Inmitten eines politischen Kriegsgebietes wurde in Hannover die Parteispitze der AfD gewählt und ein starker Akzent für die weitere Entwicklung gesetzt: Gemeinsam für Deutschland, und Koalitionsverantwortung dann, wenn man mehr als nur Mehrheitsbeschafferin ist. Und zwar nur dann. Nicht früher, aber auch keinen Tag später. Die Partei hat sich somit gewissermaßen für einen realpolitisch-fundamentaloppositionellen Kurs entschieden und die von Frauke Petry im Keller deponierte Spaltbombe endlich entschärft. Mit zwei Flügeln kann eben man Besseres anstellen, als sie gegeneinander kämpfen zu lassen, wie Millionen Vögel bestätigen werden: Damit kann man vor allem super abheben.
Draußen wurde unterdessen die Kongresshalle von zigtausenden Demokratiefeinden und gewalttätigen Linksextremisten belagert und die Einsatzleitung der Polizei konnte sich wieder mal nicht so recht zwischen Desinteresse und Stacheldraht entscheiden. Mit fatalen Folgen für den AfD-Bundestagsabgeordneten Kay Gottschalk, der den Tagungsort leider nicht unverletzt erreicht hat. Spät, aber immerhin, kamen letztlich doch noch Wasserwerfer zum Einsatz. Deren pädagogischen Effekt zu dieser Jahreszeit sollte man nicht unterschätzen. Nicht auszuschließen, dass in der Nacht verstärkt mit Föns bewaffnete Antifakräfte ihre zurückgebliebenen Genossen vom Straßenbelag ablösen werden.
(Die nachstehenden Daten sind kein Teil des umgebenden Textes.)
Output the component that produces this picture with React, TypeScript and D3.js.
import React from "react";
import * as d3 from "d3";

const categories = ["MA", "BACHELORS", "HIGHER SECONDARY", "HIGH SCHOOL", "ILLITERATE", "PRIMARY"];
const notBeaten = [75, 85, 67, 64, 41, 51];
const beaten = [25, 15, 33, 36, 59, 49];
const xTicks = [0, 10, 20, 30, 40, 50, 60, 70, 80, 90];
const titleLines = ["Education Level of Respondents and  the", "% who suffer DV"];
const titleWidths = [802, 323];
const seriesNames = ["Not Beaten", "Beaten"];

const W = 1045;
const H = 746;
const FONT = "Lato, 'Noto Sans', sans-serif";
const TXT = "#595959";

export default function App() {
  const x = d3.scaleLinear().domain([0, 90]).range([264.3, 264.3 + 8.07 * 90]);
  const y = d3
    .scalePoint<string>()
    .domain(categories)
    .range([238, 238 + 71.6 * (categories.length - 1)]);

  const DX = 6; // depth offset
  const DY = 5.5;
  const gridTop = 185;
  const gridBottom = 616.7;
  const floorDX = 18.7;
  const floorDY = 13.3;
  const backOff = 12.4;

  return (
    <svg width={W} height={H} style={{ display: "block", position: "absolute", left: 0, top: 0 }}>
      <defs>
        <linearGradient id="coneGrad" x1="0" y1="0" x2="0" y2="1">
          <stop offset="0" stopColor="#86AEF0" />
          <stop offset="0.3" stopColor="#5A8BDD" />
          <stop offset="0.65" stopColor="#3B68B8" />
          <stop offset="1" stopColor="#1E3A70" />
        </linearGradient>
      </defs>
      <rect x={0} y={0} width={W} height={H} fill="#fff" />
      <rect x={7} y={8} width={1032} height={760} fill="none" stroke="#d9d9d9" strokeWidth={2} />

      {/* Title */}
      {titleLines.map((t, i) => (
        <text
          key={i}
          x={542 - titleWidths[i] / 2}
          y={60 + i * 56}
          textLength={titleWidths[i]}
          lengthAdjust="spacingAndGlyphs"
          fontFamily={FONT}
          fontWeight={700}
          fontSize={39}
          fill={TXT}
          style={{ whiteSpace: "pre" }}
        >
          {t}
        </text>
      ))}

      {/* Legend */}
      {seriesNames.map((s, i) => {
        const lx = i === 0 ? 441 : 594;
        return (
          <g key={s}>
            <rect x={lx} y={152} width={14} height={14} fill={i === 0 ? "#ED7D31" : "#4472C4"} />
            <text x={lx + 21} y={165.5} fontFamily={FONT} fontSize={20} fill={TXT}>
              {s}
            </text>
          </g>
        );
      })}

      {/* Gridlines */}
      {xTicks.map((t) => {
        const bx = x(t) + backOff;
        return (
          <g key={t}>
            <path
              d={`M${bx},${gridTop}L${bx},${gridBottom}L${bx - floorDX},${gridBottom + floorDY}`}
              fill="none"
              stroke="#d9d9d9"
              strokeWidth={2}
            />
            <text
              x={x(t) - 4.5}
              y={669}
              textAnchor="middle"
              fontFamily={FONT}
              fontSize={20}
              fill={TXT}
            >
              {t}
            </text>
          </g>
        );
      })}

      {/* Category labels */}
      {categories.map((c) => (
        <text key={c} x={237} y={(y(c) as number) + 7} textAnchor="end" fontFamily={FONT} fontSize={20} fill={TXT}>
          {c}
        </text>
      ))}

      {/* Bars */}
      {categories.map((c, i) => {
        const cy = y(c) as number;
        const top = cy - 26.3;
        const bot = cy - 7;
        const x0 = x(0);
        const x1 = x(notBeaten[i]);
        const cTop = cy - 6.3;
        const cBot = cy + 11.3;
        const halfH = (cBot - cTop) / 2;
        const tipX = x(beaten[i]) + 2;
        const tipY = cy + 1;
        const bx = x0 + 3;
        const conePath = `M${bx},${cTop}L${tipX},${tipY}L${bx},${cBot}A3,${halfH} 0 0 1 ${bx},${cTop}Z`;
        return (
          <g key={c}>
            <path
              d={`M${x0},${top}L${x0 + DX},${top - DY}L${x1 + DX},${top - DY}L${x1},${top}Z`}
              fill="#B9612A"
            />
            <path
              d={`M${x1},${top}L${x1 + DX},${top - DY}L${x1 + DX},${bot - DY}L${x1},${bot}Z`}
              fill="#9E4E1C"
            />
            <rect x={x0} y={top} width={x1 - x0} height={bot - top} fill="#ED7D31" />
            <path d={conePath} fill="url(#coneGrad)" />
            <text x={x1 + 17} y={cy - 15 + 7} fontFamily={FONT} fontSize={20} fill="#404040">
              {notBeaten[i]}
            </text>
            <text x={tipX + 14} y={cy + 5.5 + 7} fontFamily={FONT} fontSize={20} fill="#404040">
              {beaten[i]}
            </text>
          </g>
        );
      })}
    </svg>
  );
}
In die Parteispitze gewählt (bzw. im Amt bestätigt) wurden von den Delegierten der bisherige Bundessprecher Jörg Meuthen und, neu, der Fraktionsvorsitzende der AfD im Bundestag, Politurgestein Alexander Gauland. Letzterer hatte sich gegen die Mitbewerber Georg Pazderski und Doris von Sayn-Wittgenstein durchsetzen können. Was sich nicht durchsetzen konnte, waren diverse abenteuerliche Anträge, darunter der zur sofortigen Einstellung des Parteiausschlußverfahrens von Björn Höcke. In der Gesamtschau wurde also der eingeschlagene Kurs zur Befriedung der innerparteilichen Spannungen mehrheitlich bestätigt. Gut so. Wir haben echt andere Sorgen im Land.
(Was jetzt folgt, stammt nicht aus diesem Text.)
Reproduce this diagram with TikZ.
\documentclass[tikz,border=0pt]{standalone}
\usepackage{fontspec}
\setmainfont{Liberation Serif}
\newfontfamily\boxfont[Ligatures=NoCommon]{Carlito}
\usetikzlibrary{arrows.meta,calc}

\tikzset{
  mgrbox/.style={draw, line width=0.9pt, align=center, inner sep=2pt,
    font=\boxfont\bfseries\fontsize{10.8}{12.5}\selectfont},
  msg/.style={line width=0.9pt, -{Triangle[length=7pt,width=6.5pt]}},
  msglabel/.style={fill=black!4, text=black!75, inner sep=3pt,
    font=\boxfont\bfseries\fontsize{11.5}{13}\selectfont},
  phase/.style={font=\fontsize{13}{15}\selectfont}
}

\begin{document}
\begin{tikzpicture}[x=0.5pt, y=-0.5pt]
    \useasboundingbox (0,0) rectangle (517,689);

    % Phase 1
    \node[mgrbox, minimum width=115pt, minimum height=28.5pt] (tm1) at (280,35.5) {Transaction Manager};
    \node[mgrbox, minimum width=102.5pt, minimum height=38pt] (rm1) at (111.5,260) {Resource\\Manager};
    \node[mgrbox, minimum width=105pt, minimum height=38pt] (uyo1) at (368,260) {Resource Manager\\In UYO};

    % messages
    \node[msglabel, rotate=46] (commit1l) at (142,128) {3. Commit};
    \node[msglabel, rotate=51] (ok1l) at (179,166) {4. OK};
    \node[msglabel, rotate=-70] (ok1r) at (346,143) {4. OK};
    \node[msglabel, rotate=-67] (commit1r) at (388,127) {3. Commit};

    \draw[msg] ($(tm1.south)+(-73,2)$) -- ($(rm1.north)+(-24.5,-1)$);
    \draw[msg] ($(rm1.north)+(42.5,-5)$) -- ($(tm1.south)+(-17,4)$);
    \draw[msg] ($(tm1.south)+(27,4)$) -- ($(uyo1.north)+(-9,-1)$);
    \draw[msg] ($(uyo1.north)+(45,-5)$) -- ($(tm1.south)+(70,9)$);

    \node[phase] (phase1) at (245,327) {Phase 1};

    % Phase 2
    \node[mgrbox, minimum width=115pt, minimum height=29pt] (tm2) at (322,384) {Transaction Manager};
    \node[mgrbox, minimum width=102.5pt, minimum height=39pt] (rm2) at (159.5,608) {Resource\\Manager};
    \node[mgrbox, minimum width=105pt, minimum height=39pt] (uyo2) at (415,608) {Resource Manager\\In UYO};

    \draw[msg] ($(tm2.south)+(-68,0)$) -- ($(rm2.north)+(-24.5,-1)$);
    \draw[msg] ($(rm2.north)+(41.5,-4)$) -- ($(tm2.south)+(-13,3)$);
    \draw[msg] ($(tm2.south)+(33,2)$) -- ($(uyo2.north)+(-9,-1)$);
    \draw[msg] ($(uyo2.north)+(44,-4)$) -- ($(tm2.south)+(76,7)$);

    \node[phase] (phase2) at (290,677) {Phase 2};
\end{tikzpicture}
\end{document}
Entgegen vielfacher Befürchtungen und sehr zum Entsetzen ihrer Gegner zerlegt sich die AfD nach den Turbulenzen der letzten Monate nicht selbst. Was nach dem melodramatischen Austritt von Frauke Petry nach neuem Konfliktpotential aussah, hat sich letztlich als Befreiung von einem maßgeblichen Störfaktor entpuppt. Der ermutigend professionelle Auftritt der Bundestagsfraktion und nicht zuletzt der aktuelle Parteitag zeigen, dass die AfD derzeit vor allem um Geschlossenheit bemüht ist und die harten Bandagen lieber für sinnvollere Gegner anlegt. Diese werden sich in Zukunft noch wärmer anziehen müssen. Die Alternative ist gekommen um zu bleiben und zu regieren. Nur eben nicht mit faulen Kompromissen.
Den geplanten Wahlterminen in 2018/19 für die zwei verbliebenen „AfD-freien“ Landtage in Hessen und Bayern, sowie der EU-Parlamentswahl, lässt ich nun deutlich entspannter entgegen sehen. Auch im Falle einer vorgezogenen Neuwahl dürfte sich dieser um Brückenschläge bemühte Parteitag positiv auf Umfrage- und Wahlergebnisse auswirken. Parteien, die sich vorrangig mit sich selbst beschäftigen, gibt es wahrlich schon genug. Die Wähler dürsten nach einem glaubwürdigen Gegenentwurf zum bisherigen Parteienfilz. Anderenfalls könnte man ja auch gleich eine Art bundesweite CSU gründen. Wer würde sowas wollen oder gar brauchen?
Mal schauen, was am Sonntag noch passiert.